To stem the tide, the federal government said it inaugurated the Repatriation Unit under the office of the Director General of National Commission for Museum and Monuments (NCMM) which in the last few years has made remarkable progress in recovering some of the stolen monuments.

For instance, in January 2013, former French Ambassador to Nigeria, Jacques Champagne de Labriolle handed over to the former minister of Tourism, Culture and National Orientation, Chief Edem Duke, five stolen artifacts of Nok origin. He said the artifacts were seized in France, by the French Customs in Paris in August 2010, as part of the French Customs watch and fight against illegal transportation of cultural goods. Similarly, in June 2014, eight Nigerian artifacts stolen and ferried to the United States of America were returned to the country by the Museum of Fine Arts.

And in June 2017, two statues, suspected to have been stolen from Benin Empire during the 1897 invasion of the empire were also returned by one Mark Walker, who took the decision after painstaking inquiries from the Richard Lander Society about their origin. Walker is the great grandson of Captain Philip Walker, who was part of the British army that participated in the Benin invasion in 1897.

Instructively, more foreign governments and personalities are keying into the campaign being spearheaded by NCMM to get some of the stolen artifacts repatriated to their countries of origin, especially Nigeria. In fact, at the opening of the exhibition: "Repatriated Nigerian Cultural Property", the governments of USA, South Africa, Switzerland and France were specifically applauded for their co-operation and commitment in seeing to the return of the stolen monuments.

"As a country, the French government recognizes the importance of returning to the country of origins, stolen artifacts. We see it as part of our international obligation and it is the reason we have consistently supported every move that will see to the return of these artifacts. So, without any iota of doubt, the French government will continuously work with the Nigerian government to make a success of this," Pierre Cherrwew, the Media Adviser at the French Embassy, Nigeria, said.

The Minister of Information and Culture, Alhaji, Lai Muhammed, who declared the exhibition open and also led the delegation that inspected the repatriated artifacts said the acknowledgement of the efforts of the Nigerian Customs and the foreign governments was borne out of the their respect of the Red-List Agreement of 1997, that declared the export of those Nigerian cultural property illegal.

"These border interventions and return of these cultural goods will go a long way in further cementing the cordial and fruitful relationship between our countries and is a testament to the commitment of this administration to ensure that all our treasures are returned 'Home' in Nigeria, where they rightly belong. It will go a long way to energise our cultural relationship as well as diplomatic relations," Muhammed said.

According to the minister, the categories of archaeological items on the Red-List includes: the NOK terra-cotta and the related terra-cotta of Sokoto and Katsina; terra-cotta and bronzes of Ife; Esie Soap Stone; terra-cotta and bronzes so-called SAO from the north east of Nigeria.

"These are heads or whole figurines, mainly effigies, but occasionally representations of animals (in most cases snakes). They are all of variable sizes from almost a life size head to other smaller representations. All of these are exported to growing art markets of Europe and America," he said.

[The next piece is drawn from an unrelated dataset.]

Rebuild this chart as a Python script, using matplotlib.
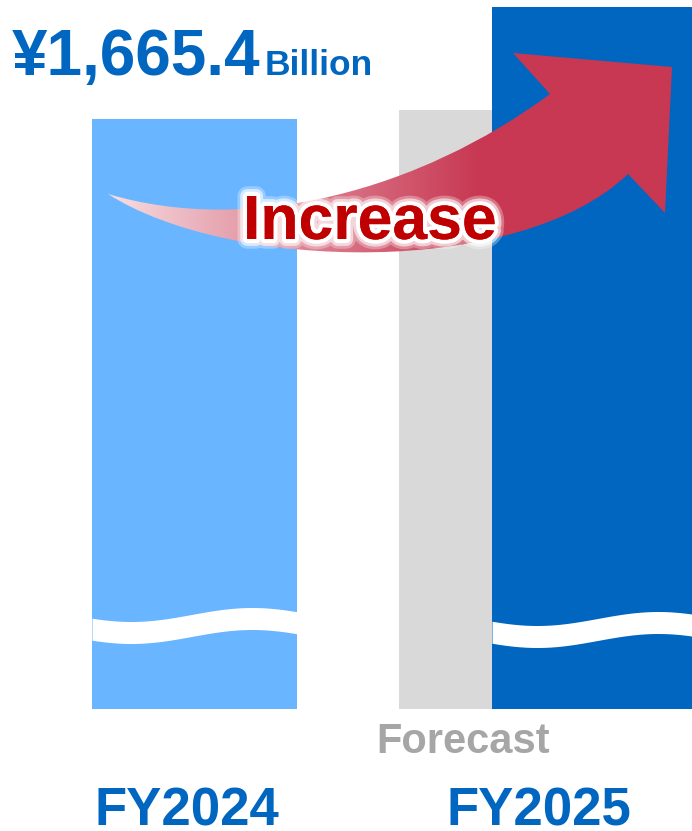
import numpy as np
import matplotlib
matplotlib.use("Agg")
import matplotlib.pyplot as plt
from matplotlib.path import Path
from matplotlib.patches import PathPatch
import matplotlib.patheffects as pe

plt.rcParams['font.family'] = ['Liberation Sans', 'DejaVu Sans']

# data (¥ billion)
categories = ['FY2024', 'FY2025']
fy2024_value = 1665.4
fy2025_prev_forecast = 1676.0
fy2025_forecast = 1799.8
value_label = '¥1,665.4'
unit_label = 'Billion'

# colours
c_light = '#69B5FF'
c_blue = '#0066C0'
c_gray = '#D9D9D9'
c_label_gray = '#A6A6A6'
c_red_text = '#C00000'

fig = plt.figure(figsize=(6.92, 8.31), dpi=100)

# bar axes: broken value axis, 1 px = 1.2 billion
ax = fig.add_axes([0, 0, 1, 1])
ax.set_xlim(0, 692)
ax.set_ylim(811.0, 1808.2)
ax.axis('off')
base = 957.4
ax.bar(92, fy2024_value - base, width=205, bottom=base, align='edge', color=c_light, zorder=2)
ax.bar(399, fy2025_prev_forecast - base, width=200, bottom=base, align='edge', color=c_gray, zorder=1)
ax.bar(492, fy2025_forecast - base, width=200, bottom=base, align='edge', color=c_blue, zorder=3)

# overlay in pixel coordinates (y down)
ov = fig.add_axes([0, 0, 1, 1], zorder=5)
ov.set_xlim(0, 692)
ov.set_ylim(831, 0)
ov.axis('off')
ov.patch.set_alpha(0)

# wave break marks
def wave(x0, x1, xlow, ymid):
    xs = np.linspace(x0, x1, 200)
    yc = ymid + 7 * np.cos(2 * np.pi * (xs - xlow) / 242)
    ov.fill_between(xs, yc - 11, yc + 11, color='white', lw=0, zorder=2)

wave(92, 297, 131, 625.5)
wave(492, 692, 537, 629.5)

# curved arrow
verts = [(108, 194),
         (250, 236), (420, 190), (550, 94),
         (513, 53), (672, 67), (665, 213), (628, 174),
         (520, 278), (230, 272), (108, 194)]
codes = [Path.MOVETO,
         Path.CURVE4, Path.CURVE4, Path.CURVE4,
         Path.LINETO, Path.LINETO, Path.LINETO, Path.LINETO,
         Path.CURVE4, Path.CURVE4, Path.CURVE4]
arrow_path = Path(verts, codes)
clip = PathPatch(arrow_path, facecolor='none', edgecolor='none', transform=ov.transData)
ov.add_patch(clip)

gx = np.linspace(100, 680, 300)
t = np.clip((gx - 108) / (480 - 108), 0, 1) ** 0.9
c0 = np.array([248, 225, 229]) / 255
c1 = np.array([200, 56, 82]) / 255
row = c0[None, :] * (1 - t[:, None]) + c1[None, :] * t[:, None]
img = np.repeat(row[None, :, :], 2, axis=0)
im = ov.imshow(img, extent=(100, 680, 260, 45), aspect='auto', zorder=3, interpolation='bilinear')
im.set_clip_path(clip)
ov.set_xlim(0, 692)
ov.set_ylim(831, 0)

# texts
ov.text(12, 75, value_label, fontsize=46, fontweight='bold', color=c_blue,
        ha='left', va='baseline', zorder=6)
ov.text(265, 75, unit_label, fontsize=25.5, fontweight='bold', color=c_blue,
        ha='left', va='baseline', zorder=6)

glow = [pe.withStroke(linewidth=14, foreground='white', alpha=0.3),
        pe.withStroke(linewidth=10, foreground='white', alpha=0.6),
        pe.withStroke(linewidth=6, foreground='white'),
        pe.Normal()]
ov.text(243, 239, 'Increase', fontsize=45, fontweight='bold', color=c_red_text,
        ha='left', va='baseline', zorder=7, path_effects=glow)

ov.text(463, 753, 'Forecast', fontsize=30, fontweight='bold', color=c_label_gray,
        ha='center', va='baseline', zorder=6)
ov.text(187, 826, categories[0], fontsize=38, fontweight='bold', color=c_blue,
        ha='center', va='baseline', zorder=6)
ov.text(539, 826, categories[1], fontsize=38, fontweight='bold', color=c_blue,
        ha='center', va='baseline', zorder=6)

fig.savefig('out.png', dpi=100)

The minister said by this singular gesture, the leadership of NCMM has demonstrated beyond every reasonable doubt that it is committed to preserving the nation's values, cultures and traditions.

The minister was however quick to advise that in order not to roll back the successes that had so far been recorded, the NCMM will need to double its efforts in checking the illicit trade in cultural property.

The NCMM Director General, who could barely contain his excitement on the feat his leadership had attained, said, "our gathering here today is a celebration of the return of some of our cultural property that were 'lost', carted away, looted or stolen over the years and adorn museums, galleries and even private homes in Europe and America. Efforts at repatriating them over the years did not yield much result due to the complex nature of the issues involved such as national and international laws, conventions, politics and diplomacy".

The NCMM Director General further explained how his commission was able to put in place what he called "pragmatic, reconciliatory and collaborative" efforts which cemented long-lasting relationship with some European museums, especially after the 2009 exhibition of some selected Benin artifacts in Austria.

He said "the collaboration opened doors for fruitful engagements with museums and other public institutions around the world with significant Nigerian art works in their collection and that made it possible for some of the lost works to be returned."